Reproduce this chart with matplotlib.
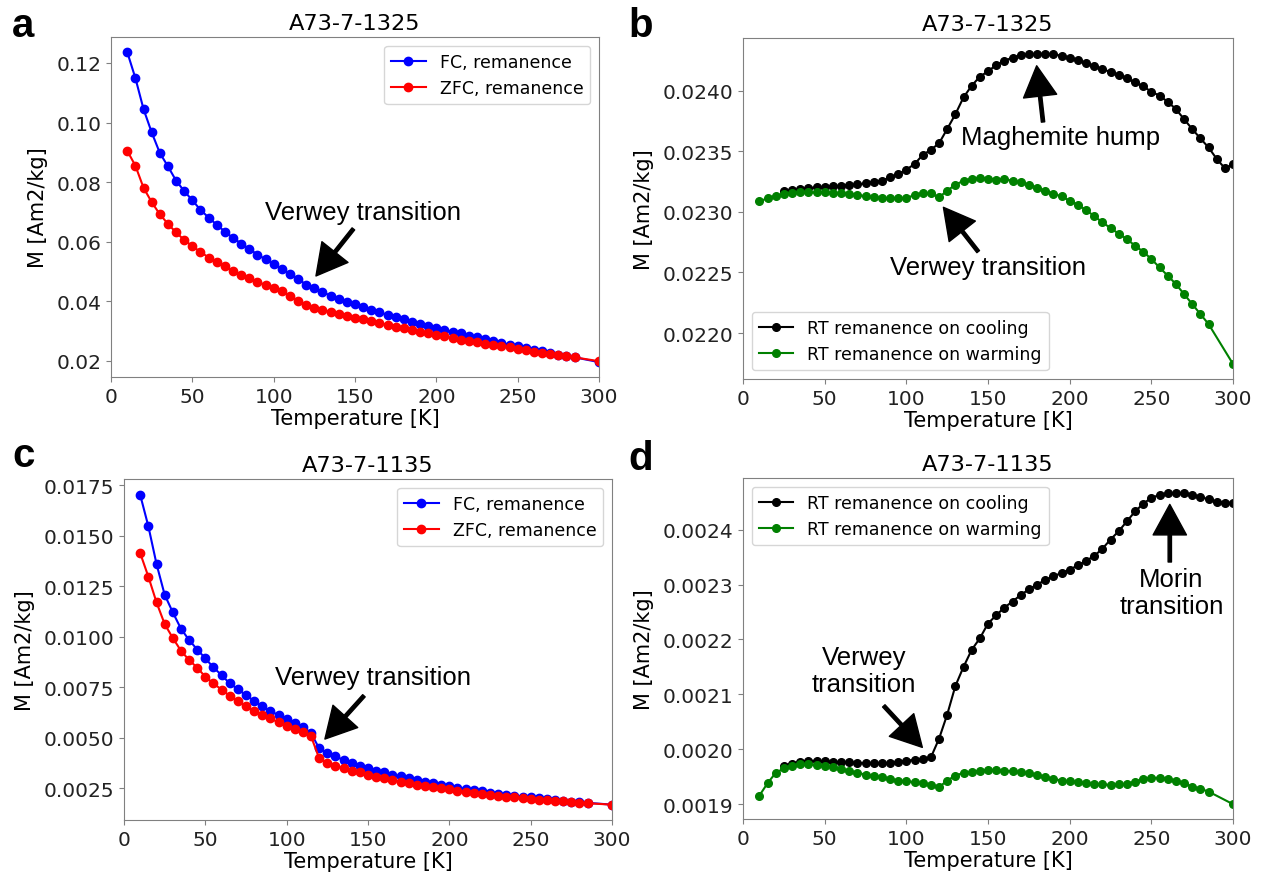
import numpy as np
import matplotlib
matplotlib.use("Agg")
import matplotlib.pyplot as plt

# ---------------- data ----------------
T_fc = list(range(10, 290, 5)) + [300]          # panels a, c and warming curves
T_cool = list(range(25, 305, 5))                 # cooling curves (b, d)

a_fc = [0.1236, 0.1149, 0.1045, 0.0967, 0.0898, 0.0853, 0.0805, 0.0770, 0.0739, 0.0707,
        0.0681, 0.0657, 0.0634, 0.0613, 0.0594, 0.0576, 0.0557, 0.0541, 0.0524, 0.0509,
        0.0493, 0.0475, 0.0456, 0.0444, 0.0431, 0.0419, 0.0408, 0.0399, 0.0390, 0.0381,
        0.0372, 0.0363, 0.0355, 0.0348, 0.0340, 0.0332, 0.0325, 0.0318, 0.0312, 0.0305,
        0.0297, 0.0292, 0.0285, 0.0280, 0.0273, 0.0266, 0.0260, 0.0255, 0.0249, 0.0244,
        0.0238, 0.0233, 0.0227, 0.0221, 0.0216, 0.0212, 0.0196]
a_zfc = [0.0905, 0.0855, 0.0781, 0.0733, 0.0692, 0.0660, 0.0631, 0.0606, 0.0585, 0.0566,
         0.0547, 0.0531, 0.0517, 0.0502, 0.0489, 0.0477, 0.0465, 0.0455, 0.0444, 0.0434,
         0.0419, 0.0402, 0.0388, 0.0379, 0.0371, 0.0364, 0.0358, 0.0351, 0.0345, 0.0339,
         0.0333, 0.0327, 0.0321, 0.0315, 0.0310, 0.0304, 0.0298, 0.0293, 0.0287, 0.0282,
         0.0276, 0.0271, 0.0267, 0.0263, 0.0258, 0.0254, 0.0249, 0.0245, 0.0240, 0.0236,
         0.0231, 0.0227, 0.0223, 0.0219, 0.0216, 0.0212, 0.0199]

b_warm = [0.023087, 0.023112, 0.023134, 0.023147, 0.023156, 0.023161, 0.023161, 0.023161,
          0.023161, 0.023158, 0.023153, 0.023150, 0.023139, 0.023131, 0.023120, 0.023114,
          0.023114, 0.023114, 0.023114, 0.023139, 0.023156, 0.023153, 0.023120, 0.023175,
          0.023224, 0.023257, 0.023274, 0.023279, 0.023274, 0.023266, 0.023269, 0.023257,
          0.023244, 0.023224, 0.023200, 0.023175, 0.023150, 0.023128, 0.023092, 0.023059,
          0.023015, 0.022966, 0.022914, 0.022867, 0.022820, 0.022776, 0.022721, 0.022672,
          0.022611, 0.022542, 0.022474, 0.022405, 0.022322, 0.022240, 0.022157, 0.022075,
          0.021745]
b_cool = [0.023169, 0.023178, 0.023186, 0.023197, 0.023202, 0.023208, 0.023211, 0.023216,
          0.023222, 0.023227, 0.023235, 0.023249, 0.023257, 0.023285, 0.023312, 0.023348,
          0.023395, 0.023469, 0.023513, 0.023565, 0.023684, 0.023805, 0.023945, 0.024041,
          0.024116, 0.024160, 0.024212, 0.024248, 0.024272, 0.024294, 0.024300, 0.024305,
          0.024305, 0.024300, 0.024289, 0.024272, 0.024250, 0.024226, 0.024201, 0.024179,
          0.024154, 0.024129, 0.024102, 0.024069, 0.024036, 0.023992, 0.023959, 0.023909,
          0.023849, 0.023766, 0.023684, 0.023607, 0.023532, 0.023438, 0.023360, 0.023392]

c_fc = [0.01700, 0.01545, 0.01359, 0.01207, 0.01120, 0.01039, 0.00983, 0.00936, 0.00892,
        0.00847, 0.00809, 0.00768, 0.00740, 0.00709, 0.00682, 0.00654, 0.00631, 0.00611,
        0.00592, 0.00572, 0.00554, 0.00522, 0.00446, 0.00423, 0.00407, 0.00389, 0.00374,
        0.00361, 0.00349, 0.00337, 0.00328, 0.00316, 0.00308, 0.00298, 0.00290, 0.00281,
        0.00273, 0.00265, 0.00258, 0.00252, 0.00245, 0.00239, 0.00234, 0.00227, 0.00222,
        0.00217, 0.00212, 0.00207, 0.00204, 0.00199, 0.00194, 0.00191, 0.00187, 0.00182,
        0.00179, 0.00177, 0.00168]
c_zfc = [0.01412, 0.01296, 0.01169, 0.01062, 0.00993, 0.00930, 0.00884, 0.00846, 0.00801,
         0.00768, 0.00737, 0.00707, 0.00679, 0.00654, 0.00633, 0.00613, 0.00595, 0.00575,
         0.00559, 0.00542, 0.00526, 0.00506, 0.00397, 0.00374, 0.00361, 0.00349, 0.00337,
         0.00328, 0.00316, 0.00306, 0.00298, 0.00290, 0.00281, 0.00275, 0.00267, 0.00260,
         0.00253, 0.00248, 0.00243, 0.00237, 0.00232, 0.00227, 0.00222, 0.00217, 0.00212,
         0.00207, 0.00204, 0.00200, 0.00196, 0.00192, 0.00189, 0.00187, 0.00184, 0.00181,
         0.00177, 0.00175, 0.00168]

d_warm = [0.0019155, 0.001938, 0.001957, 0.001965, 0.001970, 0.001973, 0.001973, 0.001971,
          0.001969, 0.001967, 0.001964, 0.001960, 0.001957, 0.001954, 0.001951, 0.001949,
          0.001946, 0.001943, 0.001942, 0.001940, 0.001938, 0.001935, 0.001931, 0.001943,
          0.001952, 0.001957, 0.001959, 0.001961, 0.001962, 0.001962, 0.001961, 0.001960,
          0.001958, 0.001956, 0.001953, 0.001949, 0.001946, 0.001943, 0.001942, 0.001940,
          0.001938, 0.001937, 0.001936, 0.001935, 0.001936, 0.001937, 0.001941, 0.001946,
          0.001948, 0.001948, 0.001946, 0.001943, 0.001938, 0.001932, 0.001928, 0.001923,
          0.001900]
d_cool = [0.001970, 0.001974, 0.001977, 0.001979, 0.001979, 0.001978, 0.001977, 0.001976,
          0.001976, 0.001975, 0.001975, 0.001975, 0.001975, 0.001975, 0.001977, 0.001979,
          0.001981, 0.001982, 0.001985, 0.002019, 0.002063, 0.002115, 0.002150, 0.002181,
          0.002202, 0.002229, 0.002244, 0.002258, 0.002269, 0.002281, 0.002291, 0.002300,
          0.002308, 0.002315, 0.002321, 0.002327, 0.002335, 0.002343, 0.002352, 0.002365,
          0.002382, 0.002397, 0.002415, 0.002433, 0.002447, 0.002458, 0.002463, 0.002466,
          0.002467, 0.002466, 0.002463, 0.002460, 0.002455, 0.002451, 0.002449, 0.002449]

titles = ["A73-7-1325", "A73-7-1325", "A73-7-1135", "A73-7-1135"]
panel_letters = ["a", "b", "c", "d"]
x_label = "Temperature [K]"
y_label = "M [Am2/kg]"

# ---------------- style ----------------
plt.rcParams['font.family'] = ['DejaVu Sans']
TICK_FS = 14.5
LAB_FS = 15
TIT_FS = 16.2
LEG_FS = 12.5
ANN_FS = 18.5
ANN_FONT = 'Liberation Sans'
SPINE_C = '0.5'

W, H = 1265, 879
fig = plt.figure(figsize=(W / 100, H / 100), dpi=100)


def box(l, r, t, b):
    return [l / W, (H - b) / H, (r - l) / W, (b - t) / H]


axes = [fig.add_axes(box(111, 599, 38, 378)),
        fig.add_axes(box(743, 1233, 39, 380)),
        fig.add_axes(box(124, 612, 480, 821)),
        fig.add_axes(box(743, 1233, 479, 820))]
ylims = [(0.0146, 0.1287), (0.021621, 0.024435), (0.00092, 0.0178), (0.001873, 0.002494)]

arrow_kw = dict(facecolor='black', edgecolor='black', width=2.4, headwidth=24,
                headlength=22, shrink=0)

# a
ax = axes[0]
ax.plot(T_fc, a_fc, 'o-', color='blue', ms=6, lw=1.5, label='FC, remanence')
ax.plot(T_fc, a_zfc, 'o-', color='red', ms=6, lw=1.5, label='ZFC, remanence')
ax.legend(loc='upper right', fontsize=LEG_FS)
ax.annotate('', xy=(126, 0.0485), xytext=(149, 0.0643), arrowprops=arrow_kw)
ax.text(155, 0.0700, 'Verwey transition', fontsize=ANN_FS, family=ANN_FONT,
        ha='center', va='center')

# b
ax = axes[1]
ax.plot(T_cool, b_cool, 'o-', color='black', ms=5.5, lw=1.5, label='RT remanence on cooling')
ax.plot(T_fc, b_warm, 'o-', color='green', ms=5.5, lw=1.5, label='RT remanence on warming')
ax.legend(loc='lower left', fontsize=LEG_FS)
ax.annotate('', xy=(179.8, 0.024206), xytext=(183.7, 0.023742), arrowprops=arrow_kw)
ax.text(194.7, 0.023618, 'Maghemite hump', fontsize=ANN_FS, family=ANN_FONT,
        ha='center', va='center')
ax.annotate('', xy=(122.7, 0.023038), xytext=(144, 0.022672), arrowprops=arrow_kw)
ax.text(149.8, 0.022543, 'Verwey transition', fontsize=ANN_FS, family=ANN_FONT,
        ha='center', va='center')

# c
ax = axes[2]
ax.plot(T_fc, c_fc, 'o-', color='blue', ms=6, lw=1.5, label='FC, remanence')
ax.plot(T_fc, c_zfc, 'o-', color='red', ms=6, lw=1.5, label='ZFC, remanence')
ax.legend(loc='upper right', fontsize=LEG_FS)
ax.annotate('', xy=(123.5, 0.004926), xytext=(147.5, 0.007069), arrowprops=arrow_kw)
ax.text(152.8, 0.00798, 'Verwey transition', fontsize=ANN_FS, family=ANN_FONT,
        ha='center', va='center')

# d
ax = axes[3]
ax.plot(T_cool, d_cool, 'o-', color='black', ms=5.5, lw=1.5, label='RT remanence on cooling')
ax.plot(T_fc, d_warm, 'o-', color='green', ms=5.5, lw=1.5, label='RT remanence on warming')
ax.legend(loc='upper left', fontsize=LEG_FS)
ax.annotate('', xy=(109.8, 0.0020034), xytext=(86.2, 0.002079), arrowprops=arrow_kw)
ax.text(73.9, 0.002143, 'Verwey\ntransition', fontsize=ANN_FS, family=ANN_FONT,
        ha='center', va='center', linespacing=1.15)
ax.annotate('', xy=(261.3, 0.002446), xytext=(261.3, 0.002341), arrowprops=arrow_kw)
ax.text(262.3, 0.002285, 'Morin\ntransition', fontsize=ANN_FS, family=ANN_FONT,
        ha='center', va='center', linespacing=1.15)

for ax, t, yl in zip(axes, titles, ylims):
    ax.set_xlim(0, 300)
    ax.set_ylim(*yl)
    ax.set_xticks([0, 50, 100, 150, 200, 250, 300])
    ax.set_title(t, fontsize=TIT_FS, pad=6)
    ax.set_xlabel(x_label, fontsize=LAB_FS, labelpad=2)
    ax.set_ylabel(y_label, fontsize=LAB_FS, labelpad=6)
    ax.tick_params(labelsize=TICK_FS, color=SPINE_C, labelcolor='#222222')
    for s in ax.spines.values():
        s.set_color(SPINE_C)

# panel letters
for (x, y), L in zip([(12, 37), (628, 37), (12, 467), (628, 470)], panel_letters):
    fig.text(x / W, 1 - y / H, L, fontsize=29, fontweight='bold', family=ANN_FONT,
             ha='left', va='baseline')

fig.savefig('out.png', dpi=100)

* * *

▶ _Set problem_: Reproduce the material above from its first line through the line containing "import matplotlib.pyplot as plt", both ends included, and skip every picture.

▶ _Task solution_:
Reproduce this chart with matplotlib.
import numpy as np
import matplotlib
matplotlib.use("Agg")
import matplotlib.pyplot as plt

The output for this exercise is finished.